How Does the NABERS Embodied Emissions Tool Work?
The NABERS Embodied Emissions Tool will be ready in mid-2024 for non-residential buildings. The tool converts the amounts of construction materials used in a project into emissions factors. This simplifies reporting and ensures consistency and accuracy.
When Does the Reporting Requirement Become Mandatory?
Starting October 1, 2023, new residential and non-residential developments in NSW must report their embodied emissions. During development, developers must disclose the emissions of construction materials used in their projects.
What is the NSW Government Action on Climate Change?
The NSW Government is working to reduce greenhouse gases and promote sustainability in different sectors. This includes the built environment. To help achieve net zero emissions by 2050, policies like the Sustainable Buildings SEPP 2022 are in place. These policies manage embodied emissions in buildings.
What is the Scope of Embodied Emissions Reporting?
The scope encompasses comprehensive reporting, primarily for non-residential developments.
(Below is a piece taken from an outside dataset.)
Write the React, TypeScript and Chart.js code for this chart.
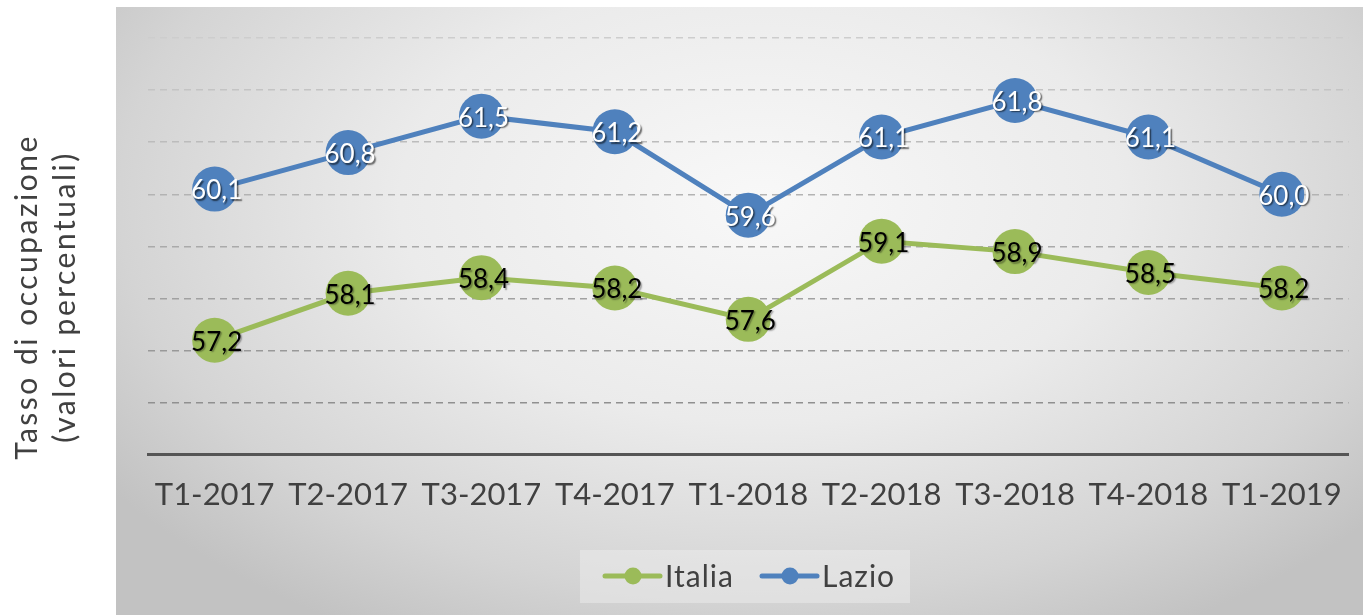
import React, { useEffect, useRef } from "react";
import { Chart, registerables } from "chart.js";

Chart.register(...registerables);

const categories = ["T1-2017", "T2-2017", "T3-2017", "T4-2017", "T1-2018", "T2-2018", "T3-2018", "T4-2018", "T1-2019"];
const italia = [57.2, 58.1, 58.4, 58.2, 57.6, 59.1, 58.9, 58.5, 58.2];
const lazio = [60.1, 60.8, 61.5, 61.2, 59.6, 61.1, 61.8, 61.1, 60.0];
const yMin = 55;
const yMax = 63;
const yTitleLines = ["Tasso di occupazione", "(valori percentuali)"];
const seriesNames = ["Italia", "Lazio"];

const GREEN = "#9BBB59";
const BLUE = "#4F81BD";
const FONT = "Lato, 'DejaVu Sans', sans-serif";
const CANVAS_W = 1371;

const backgroundPlugin = {
  id: "bgPlugin",
  beforeDraw(chart: any) {
    const ctx = chart.ctx;
    ctx.save();
    ctx.fillStyle = "#ffffff";
    ctx.fillRect(0, 0, chart.width, chart.height);
    const x0 = 116, y0 = 7, x1 = 1363, y1 = chart.height;
    ctx.beginPath();
    ctx.rect(x0, y0, x1 - x0, y1 - y0);
    ctx.clip();
    const cx = 760, cy = 200;
    ctx.translate(cx, cy);
    ctx.scale(1, 0.62);
    const R = 800;
    const g = ctx.createRadialGradient(0, 0, 0, 0, 0, R);
    g.addColorStop(0, "#f8f8f8");
    g.addColorStop(0.45, "#ebebeb");
    g.addColorStop(0.8, "#d4d4d4");
    g.addColorStop(1, "#c2c2c2");
    ctx.fillStyle = g;
    ctx.fillRect(-2000, -2000, 4000, 4000);
    ctx.restore();
  },
};

const decorPlugin = {
  id: "decorPlugin",
  afterDatasetsDraw(chart: any) {
    const ctx = chart.ctx;
    ctx.save();
    ctx.font = `26px ${FONT}`;
    ctx.textAlign = "center";
    ctx.textBaseline = "middle";
    chart.data.datasets.forEach((ds: any, di: number) => {
      const meta = chart.getDatasetMeta(di);
      meta.data.forEach((pt: any, i: number) => {
        const v = ds.data[i] as number;
        const txt = v.toFixed(1).replace(".", ",");
        const isBlue = di === 1;
        ctx.shadowColor = isBlue ? "rgba(0,0,0,0.6)" : "rgba(0,0,0,0.35)";
        ctx.shadowOffsetX = 1.5;
        ctx.shadowOffsetY = 1.5;
        ctx.shadowBlur = 1.5;
        ctx.fillStyle = isBlue ? "#ffffff" : "#000000";
        ctx.fillText(txt, pt.x + 2, pt.y + 2);
      });
    });
    ctx.restore();
  },
  afterDraw(chart: any) {
    const ctx = chart.ctx;
    ctx.save();
    // y axis title
    ctx.fillStyle = "#404040";
    ctx.font = `30px ${FONT}`;
    (ctx as any).letterSpacing = "2.5px";
    ctx.textAlign = "center";
    ctx.textBaseline = "alphabetic";
    ctx.translate(37, 297);
    ctx.rotate(-Math.PI / 2);
    ctx.fillText(yTitleLines[0], 0, 0);
    ctx.fillText(yTitleLines[1], 0, 38);
    ctx.restore();

    // legend
    ctx.save();
    ctx.fillStyle = "rgba(240,240,240,0.45)";
    ctx.fillRect(580, 550, 330, 53);
    const items = [
      { color: GREEN, x: 605, label: seriesNames[0] },
      { color: BLUE, x: 762, label: seriesNames[1] },
    ];
    const ly = 576;
    items.forEach((it) => {
      ctx.strokeStyle = it.color;
      ctx.lineWidth = 5;
      ctx.lineCap = "round";
      ctx.beginPath();
      ctx.moveTo(it.x, ly);
      ctx.lineTo(it.x + 55, ly);
      ctx.stroke();
      ctx.fillStyle = it.color;
      ctx.beginPath();
      ctx.arc(it.x + 28, ly, 8.5, 0, Math.PI * 2);
      ctx.fill();
      ctx.fillStyle = "#404040";
      ctx.font = `30px ${FONT}`;
      (ctx as any).letterSpacing = "1px";
      ctx.textAlign = "left";
      ctx.textBaseline = "middle";
      ctx.fillText(it.label, it.x + 60, ly + 1);
    });
    ctx.restore();
  },
};

export default function App() {
  const ref = useRef<HTMLCanvasElement | null>(null);
  useEffect(() => {
    if (!ref.current) return;
    const chart = new Chart(ref.current, {
      type: "line",
      data: {
        labels: categories,
        datasets: [
          {
            label: seriesNames[0],
            data: italia,
            borderColor: GREEN,
            backgroundColor: GREEN,
            borderWidth: 5,
            pointRadius: 22.5,
            pointHoverRadius: 22.5,
            pointBorderWidth: 0,
            pointBackgroundColor: GREEN,
            tension: 0,
            clip: false as any,
          },
          {
            label: seriesNames[1],
            data: lazio,
            borderColor: BLUE,
            backgroundColor: BLUE,
            borderWidth: 5,
            pointRadius: 22.5,
            pointHoverRadius: 22.5,
            pointBorderWidth: 0,
            pointBackgroundColor: BLUE,
            tension: 0,
            clip: false as any,
          },
        ],
      },
      options: {
        responsive: false,
        animation: false,
        devicePixelRatio: 1,
        layout: { padding: { left: 148, right: 16, top: 38, bottom: 79 } },
        plugins: {
          legend: { display: false },
          tooltip: { enabled: false },
        },
        events: [],
        scales: {
          x: {
            offset: true,
            grid: { display: false, drawTicks: false },
            border: { display: true, color: "#555555", width: 3 },
            ticks: {
              color: "#404040",
              font: { family: FONT, size: 31 },
              padding: 22,
              maxRotation: 0,
              autoSkip: false,
            },
          },
          y: {
            min: yMin,
            max: yMax,
            ticks: { display: false, stepSize: 1 },
            grid: {
              drawTicks: false,
              lineWidth: 1.5,
              color: (c: any) => {
                const v = c.tick ? c.tick.value : 0;
                if (v <= yMin) return "rgba(0,0,0,0)";
                const t = (v - yMin) / (yMax - yMin);
                const g = Math.round(135 + t * 70);
                return `rgb(${g},${g},${g})`;
              },
            },
            border: { display: false, dash: [7, 5] },
          },
        },
      },
      plugins: [backgroundPlugin, decorPlugin],
    });
    return () => chart.destroy();
  }, []);
  return (
    <div style={{ position: "fixed", left: 0, top: 0, width: 1363, height: 615, overflow: "hidden" }}>
      <canvas ref={ref} width={CANVAS_W} height={615} style={{ display: "block" }} />
    </div>
  );
}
It mandates that at least 80% of materials used in fundamental building components such as substructure, superstructure, envelope, permanent internal walls, doors, and certain external works be quantified.
To determine the costs for core building services and primary contract items, excluding labour, equipment, and extra expenses. A quantity surveyor usually prepares a detailed list of materials. This list is important and needs to be adjusted if there are changes in the materials used from the planning stage to the construction stage.
To report accurately and consistently, you need certain NABERS forms and tools. These include the Embodied Emissions Materials Form and the upcoming Embodied Emissions Tool.
Does the Policy Address Commercial and Operational Waste from Buildings?
No, the policy mainly targets emissions from making construction materials. The government considered waste provisions in earlier policy drafts but has removed them. Local governments usually take care of waste management, effectively dealing with each area’s unique needs and challenges.